DOMONOSKE: Kwasi Ampofo is the head of metals and mining at BloombergNEF. Now, it's not like China won the geological lottery and just happens to have a bunch of rich deposits. These particular minerals are in places like the Democratic Republic of the Congo, South America and Australia. Instead of getting lucky, China got busy.

AMPOFO: The other way of bringing metals onshore, into your country, is to build the refineries that are needed to actually refine these metals. And that is where the China story started 10 years ago.

DOMONOSKE: Beijing decided it wanted to dominate the electric vehicle market down to the minerals. China has an authoritarian government that often intervenes in the economy. When it makes a decision like this, it acts on it.

MARY LOVELY: If you're a large country, if you're willing to put a lot of money into it - boom, guess what? You've got it.

DOMONOSKE: That's Mary Lovely, a senior fellow at the Peterson Institute. So today, most of the world's electric vehicle batteries are made out of stuff that has to pass through China. Some crisis could hamper China's ability to process these minerals, or the U.S. and China might, say, slap tariffs on each other, driving car prices up, or China might actually block minerals from reaching plants in the U.S. or Europe. Vivas Kumar is the CEO of Mitra Chem, a battery component startup. Part of his sales pitch is reminding people that China has used supply chains as economic weapons before.

VIVAS KUMAR: There's growing alarm that that may happen again if the geopolitical tensions between the Chinese Communist Party and our nation's government continue.

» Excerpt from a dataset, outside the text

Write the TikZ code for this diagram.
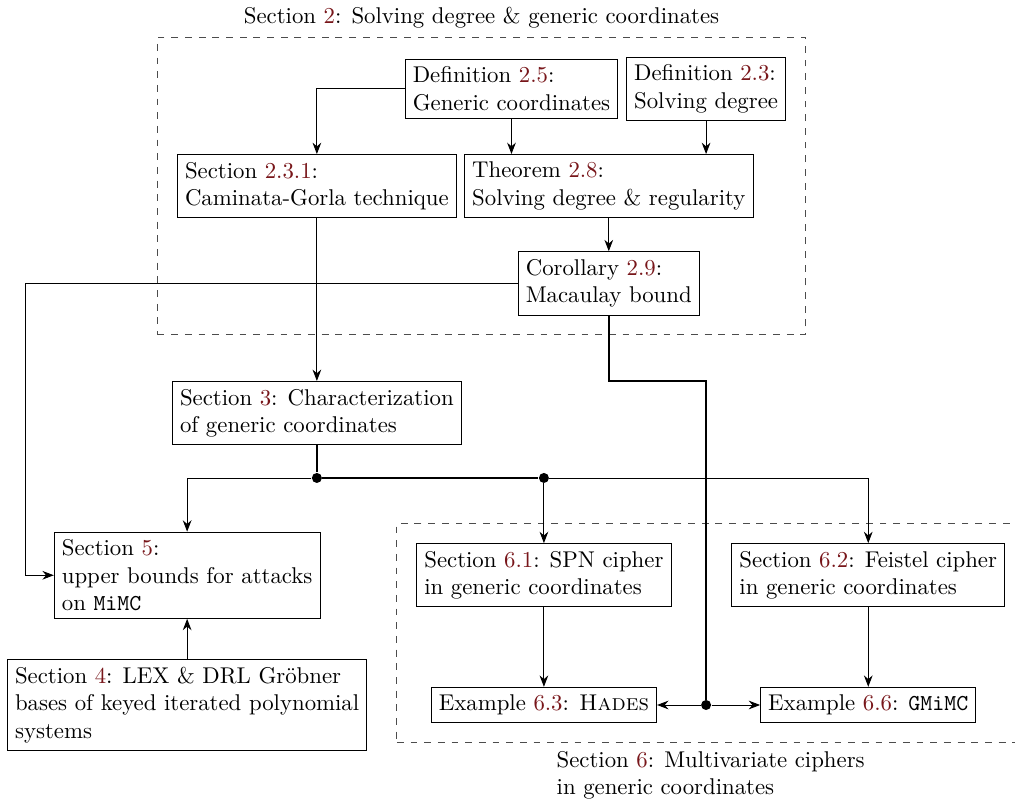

DOMONOSKE: Companies like Mitra Chem are trying to build a new supply chain in the U.S. to reduce this risk, but China has the advantage of scale, cheap labor and a lot of expertise, and it has historically been willing to take a lax approach to environmental standards. So one question is - how much are companies or the U.S. government willing to pay to reduce their reliance on China? Maybe China wouldn't disrupt supplies. It too would suffer from a collapse in these supply chains, but it's a risk.

KUMAR: It is a conversation that is happening in every single boardroom.

DOMONOSKE: That conversation is happening on Capitol Hill, too. The bipartisan infrastructure law dedicates billions of dollars to build up a domestic supply chain for batteries, but even an all-out effort would take time. Here's Ampofo, the metals expert.

AMPOFO: China saw the vision 10 years ago, and then it took a while. It took almost a decade for the fruits to start bearing and to - yeah, there's no short-term fix here.

DOMONOSKE: For now, the supply chains for these in-demand batteries are firmly anchored in China.

CHANG: That report from NPR's Camila Domonoske.

CHANG: It's CONSIDER THIS FROM NPR. I'm Ailsa Chang.